The musical sensibility behind One River, however, is quite different from the one above, with little commonality other than a fine ear for the nature of sound architecture. It plays through as a single eponymous soundflow — predominantly serene with occasional undercurrents in dark water — minute moodswings keeping listening interesting. Long languorous tone-rays drawn out in mellifluous movements along the same songlines refract through slightly different processing prisms into seven variations. Solter finds felicitous floatpoint in alchemical transformations from base metals (guitar and bowed cymbals) whose provenance processing all but effaces. The post-ambient keynote is set with the opener, “Tarn,” an earth(l)y liquid of currents and meanders, possessed of a tired-sounding Lid-like lilt. Similarly Laudanum-laced, “Desert Trains” brings a strange cargo of longing and longueur, intoning the drone of nature, with maybe a more aerial vaporous inclination, motioning toward mile-high wide-open vistas, albeit not so much a blue-skied and clear aspect as one of nacreous clouds. The slow dissolve into “The Great Cold” finds melody sublimated, cleaving to a figureless field and ground, and, with “Antique Brothers” a further tilt toward Badalamentian brooding, suggestive of something unresolved playing at the periphery of an otherwise blithe centre. Elsewhere “Wave and Sepia Wire” is not without such passing moments inbetween, though throughout surfaces are translucent enough to coast over despite the odd eddies and counter-currents, and there is a returning to a lighter tenor in the prevailing soft enveloping habit and pastoral cadence of the closing pair, “Cypress Road” and “The Palace Wedding.”
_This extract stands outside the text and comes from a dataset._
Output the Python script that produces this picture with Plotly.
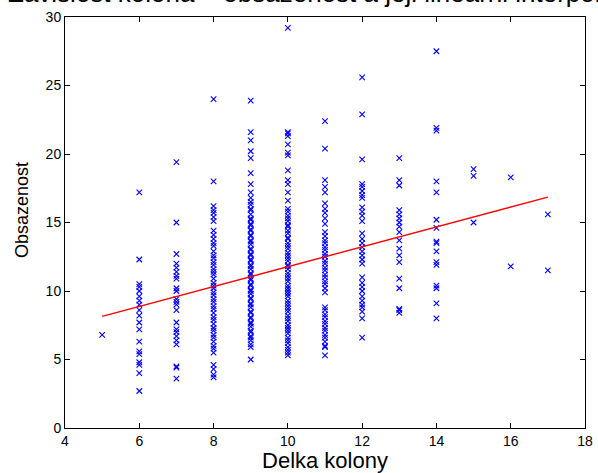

A lulling affair of quiet majesty, at once glacial and warm, with a hymnal swell-relent dynamic, One River relaxes without being anodyne, retaining attention through certain incidences — a strange twist in pitch or key, a barely perceptible tinting or tainting of timbre here and there. Hidden Shoal has One Riverexploring the space between Brian Eno’s seminal Music For Airports and William Basinski’s contemporary classic The Disintegration Loops.” Tough acts to follow, and, even as influence and/or reference point, it’s a tribute to the artist that it does not seem incongruent for this work to be mentioned in the same breath.

For those who feel inclined, visual support comes in the form of an accompanying film, Twins and Wives, from Mark and Laura Solter.